**Dataset extract**
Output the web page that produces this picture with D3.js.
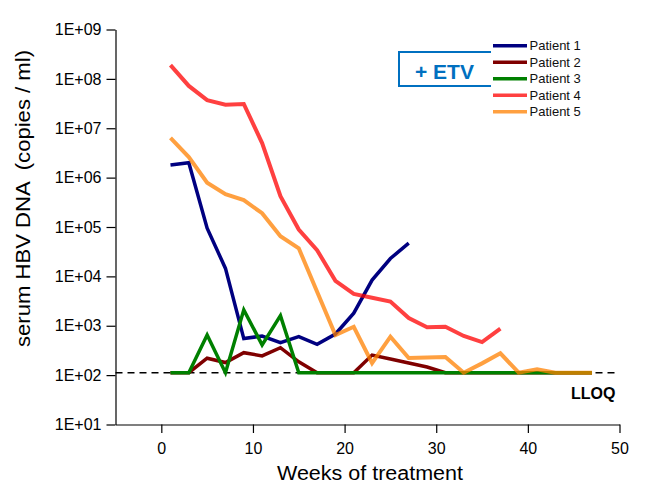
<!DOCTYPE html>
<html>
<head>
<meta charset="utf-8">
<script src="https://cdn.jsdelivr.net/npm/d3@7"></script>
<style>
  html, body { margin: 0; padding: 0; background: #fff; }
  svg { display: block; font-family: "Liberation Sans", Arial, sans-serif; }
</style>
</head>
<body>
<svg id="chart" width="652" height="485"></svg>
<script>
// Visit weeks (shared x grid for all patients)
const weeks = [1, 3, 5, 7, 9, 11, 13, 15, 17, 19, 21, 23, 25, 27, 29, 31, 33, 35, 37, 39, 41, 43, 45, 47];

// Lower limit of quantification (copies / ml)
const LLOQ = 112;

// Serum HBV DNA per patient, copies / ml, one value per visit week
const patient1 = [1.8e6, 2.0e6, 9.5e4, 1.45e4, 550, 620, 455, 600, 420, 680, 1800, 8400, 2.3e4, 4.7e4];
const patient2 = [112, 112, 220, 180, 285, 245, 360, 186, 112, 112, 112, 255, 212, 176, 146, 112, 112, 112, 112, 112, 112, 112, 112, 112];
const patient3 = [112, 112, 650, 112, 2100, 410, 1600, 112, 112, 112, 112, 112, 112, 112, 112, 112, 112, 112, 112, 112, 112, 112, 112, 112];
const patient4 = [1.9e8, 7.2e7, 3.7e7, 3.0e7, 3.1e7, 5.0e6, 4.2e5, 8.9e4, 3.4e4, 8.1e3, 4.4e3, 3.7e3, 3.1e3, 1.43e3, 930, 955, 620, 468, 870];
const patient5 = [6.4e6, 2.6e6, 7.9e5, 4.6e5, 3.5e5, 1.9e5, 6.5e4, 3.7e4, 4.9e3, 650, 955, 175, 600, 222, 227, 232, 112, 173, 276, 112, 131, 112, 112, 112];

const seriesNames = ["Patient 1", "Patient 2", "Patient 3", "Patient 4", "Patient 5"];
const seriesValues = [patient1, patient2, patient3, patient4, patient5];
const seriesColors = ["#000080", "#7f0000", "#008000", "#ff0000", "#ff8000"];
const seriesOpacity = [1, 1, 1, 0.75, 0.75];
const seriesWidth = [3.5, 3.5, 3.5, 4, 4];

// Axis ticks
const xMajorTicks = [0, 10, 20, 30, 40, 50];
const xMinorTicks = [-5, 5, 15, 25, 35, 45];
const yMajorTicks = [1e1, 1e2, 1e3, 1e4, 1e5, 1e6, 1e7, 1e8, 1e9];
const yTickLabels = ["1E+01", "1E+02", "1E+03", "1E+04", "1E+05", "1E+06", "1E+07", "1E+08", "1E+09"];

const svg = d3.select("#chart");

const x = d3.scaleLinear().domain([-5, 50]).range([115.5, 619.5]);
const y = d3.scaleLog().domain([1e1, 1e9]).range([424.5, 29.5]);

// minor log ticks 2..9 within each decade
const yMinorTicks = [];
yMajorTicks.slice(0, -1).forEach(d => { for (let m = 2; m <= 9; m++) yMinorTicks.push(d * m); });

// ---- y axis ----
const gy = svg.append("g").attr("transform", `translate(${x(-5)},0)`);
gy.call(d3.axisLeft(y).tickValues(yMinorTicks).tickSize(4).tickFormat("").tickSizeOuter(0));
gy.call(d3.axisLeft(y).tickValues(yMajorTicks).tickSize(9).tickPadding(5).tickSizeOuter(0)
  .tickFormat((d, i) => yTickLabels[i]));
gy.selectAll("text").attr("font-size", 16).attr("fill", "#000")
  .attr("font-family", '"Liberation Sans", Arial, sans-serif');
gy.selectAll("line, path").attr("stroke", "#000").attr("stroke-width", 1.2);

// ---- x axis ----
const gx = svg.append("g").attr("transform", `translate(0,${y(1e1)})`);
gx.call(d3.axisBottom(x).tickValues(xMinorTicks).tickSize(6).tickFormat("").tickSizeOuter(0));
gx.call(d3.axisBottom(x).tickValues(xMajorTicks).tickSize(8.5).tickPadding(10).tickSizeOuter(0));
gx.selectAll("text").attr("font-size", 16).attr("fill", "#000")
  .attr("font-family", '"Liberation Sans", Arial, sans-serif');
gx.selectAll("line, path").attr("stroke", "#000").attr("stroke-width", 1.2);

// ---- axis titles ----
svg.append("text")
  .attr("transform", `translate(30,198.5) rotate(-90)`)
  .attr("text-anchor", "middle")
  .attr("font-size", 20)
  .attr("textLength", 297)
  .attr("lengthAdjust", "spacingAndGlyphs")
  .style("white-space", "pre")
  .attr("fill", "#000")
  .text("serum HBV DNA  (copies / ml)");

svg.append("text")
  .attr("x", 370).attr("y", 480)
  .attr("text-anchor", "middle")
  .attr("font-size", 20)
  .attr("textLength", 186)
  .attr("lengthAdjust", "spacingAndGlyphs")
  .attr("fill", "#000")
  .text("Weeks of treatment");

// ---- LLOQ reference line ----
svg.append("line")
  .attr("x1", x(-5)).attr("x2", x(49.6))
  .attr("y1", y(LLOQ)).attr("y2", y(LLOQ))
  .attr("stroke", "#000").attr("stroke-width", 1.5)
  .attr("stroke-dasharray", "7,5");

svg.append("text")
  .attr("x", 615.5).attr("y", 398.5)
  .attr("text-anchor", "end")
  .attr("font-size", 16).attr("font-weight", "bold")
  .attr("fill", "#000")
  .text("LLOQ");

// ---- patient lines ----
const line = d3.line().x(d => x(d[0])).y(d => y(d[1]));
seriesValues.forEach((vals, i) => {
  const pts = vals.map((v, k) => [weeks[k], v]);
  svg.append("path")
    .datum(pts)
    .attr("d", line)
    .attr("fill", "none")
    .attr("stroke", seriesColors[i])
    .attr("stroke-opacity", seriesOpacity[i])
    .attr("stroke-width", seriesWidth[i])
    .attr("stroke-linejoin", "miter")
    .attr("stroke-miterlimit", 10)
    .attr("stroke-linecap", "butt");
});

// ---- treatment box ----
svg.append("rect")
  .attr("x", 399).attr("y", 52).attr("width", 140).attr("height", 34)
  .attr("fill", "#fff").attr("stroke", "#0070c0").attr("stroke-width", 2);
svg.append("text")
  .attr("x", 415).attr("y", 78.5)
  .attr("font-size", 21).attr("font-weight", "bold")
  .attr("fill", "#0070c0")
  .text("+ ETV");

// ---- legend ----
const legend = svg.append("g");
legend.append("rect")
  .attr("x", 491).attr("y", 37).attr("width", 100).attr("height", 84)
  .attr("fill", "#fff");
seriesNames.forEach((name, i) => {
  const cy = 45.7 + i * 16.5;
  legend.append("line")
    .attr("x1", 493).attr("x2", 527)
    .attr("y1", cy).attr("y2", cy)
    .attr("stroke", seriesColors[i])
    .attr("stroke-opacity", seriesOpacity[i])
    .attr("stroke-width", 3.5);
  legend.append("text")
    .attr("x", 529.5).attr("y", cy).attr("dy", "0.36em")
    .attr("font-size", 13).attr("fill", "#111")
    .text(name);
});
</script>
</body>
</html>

==

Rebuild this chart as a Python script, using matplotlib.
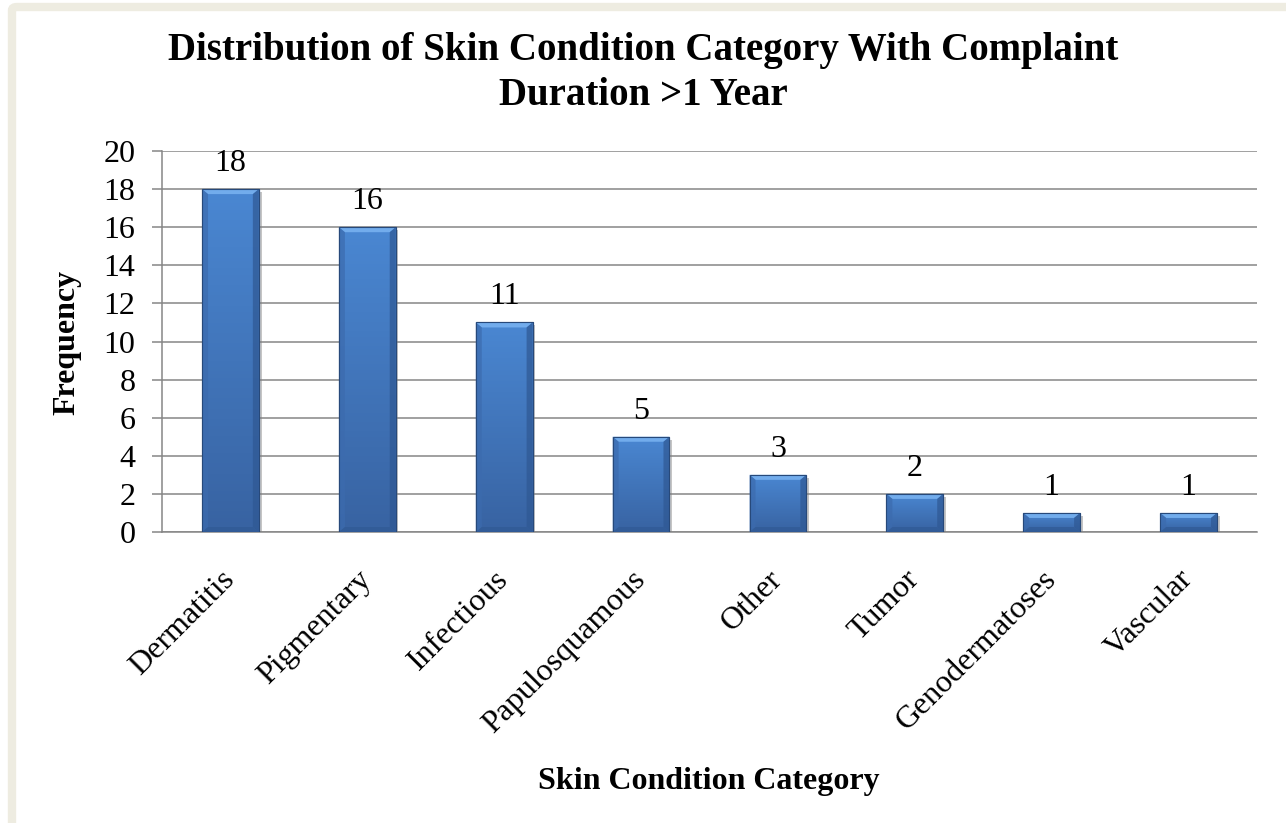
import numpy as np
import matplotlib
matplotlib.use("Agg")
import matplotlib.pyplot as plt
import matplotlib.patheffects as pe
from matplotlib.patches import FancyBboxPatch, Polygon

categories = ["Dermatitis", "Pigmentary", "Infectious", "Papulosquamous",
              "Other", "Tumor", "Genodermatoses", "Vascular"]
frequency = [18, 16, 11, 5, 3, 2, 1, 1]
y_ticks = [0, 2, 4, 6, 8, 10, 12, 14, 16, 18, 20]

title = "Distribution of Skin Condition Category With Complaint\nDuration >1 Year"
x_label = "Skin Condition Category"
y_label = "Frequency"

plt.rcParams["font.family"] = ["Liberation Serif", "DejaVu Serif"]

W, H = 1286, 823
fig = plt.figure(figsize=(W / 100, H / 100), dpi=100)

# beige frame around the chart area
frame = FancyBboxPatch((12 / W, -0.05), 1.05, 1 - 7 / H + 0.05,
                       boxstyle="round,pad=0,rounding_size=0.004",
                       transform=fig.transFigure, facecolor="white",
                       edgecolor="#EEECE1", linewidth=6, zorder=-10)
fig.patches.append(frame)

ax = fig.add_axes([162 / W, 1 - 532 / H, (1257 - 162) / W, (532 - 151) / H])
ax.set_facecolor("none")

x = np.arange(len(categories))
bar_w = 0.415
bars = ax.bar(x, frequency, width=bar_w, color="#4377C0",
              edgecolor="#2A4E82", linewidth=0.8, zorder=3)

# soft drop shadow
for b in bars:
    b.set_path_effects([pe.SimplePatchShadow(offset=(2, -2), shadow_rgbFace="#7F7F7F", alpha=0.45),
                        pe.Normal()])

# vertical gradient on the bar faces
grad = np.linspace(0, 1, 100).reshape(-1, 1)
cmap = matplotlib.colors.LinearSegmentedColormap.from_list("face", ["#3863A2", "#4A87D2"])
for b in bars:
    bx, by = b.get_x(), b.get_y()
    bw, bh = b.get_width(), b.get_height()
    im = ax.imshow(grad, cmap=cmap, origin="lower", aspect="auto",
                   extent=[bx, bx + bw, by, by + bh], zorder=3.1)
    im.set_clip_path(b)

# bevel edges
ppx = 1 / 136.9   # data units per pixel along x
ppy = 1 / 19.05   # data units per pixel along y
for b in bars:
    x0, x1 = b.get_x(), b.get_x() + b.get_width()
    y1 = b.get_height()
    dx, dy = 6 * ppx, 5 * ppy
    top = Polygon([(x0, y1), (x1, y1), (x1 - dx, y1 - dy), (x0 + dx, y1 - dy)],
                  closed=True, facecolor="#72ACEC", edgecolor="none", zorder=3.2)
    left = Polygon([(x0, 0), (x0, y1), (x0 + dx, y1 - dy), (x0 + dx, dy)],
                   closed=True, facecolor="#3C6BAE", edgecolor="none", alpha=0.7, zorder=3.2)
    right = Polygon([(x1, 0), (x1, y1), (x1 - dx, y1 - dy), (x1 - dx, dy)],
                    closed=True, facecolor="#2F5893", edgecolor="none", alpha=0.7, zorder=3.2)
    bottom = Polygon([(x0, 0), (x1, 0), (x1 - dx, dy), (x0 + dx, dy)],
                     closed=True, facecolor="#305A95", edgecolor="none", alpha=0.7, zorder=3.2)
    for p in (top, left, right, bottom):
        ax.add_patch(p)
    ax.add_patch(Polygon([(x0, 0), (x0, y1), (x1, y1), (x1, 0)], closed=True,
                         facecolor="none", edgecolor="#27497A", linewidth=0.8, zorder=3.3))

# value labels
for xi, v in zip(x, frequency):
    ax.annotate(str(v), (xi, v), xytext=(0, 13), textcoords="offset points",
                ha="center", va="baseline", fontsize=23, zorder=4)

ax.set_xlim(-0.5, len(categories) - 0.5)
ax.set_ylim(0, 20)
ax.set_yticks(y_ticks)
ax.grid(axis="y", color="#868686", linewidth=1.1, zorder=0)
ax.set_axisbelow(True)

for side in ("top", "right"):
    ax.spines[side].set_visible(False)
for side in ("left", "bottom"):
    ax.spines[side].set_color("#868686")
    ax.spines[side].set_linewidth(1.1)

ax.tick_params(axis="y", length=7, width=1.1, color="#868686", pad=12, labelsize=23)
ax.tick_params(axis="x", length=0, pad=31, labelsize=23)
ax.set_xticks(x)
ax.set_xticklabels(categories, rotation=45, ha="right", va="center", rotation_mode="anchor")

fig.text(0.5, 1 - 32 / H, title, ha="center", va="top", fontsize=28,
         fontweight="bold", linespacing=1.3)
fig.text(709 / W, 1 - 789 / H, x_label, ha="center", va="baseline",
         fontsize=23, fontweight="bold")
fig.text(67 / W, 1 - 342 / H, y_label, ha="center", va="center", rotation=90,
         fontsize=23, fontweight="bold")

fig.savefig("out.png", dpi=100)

**Your objective**
Set out every line from the material that contains the string "script".

**Worked answer**
<script src="https://cdn.jsdelivr.net/npm/d3@7"></script>
<script>
</script>
Rebuild this chart as a Python script, using matplotlib.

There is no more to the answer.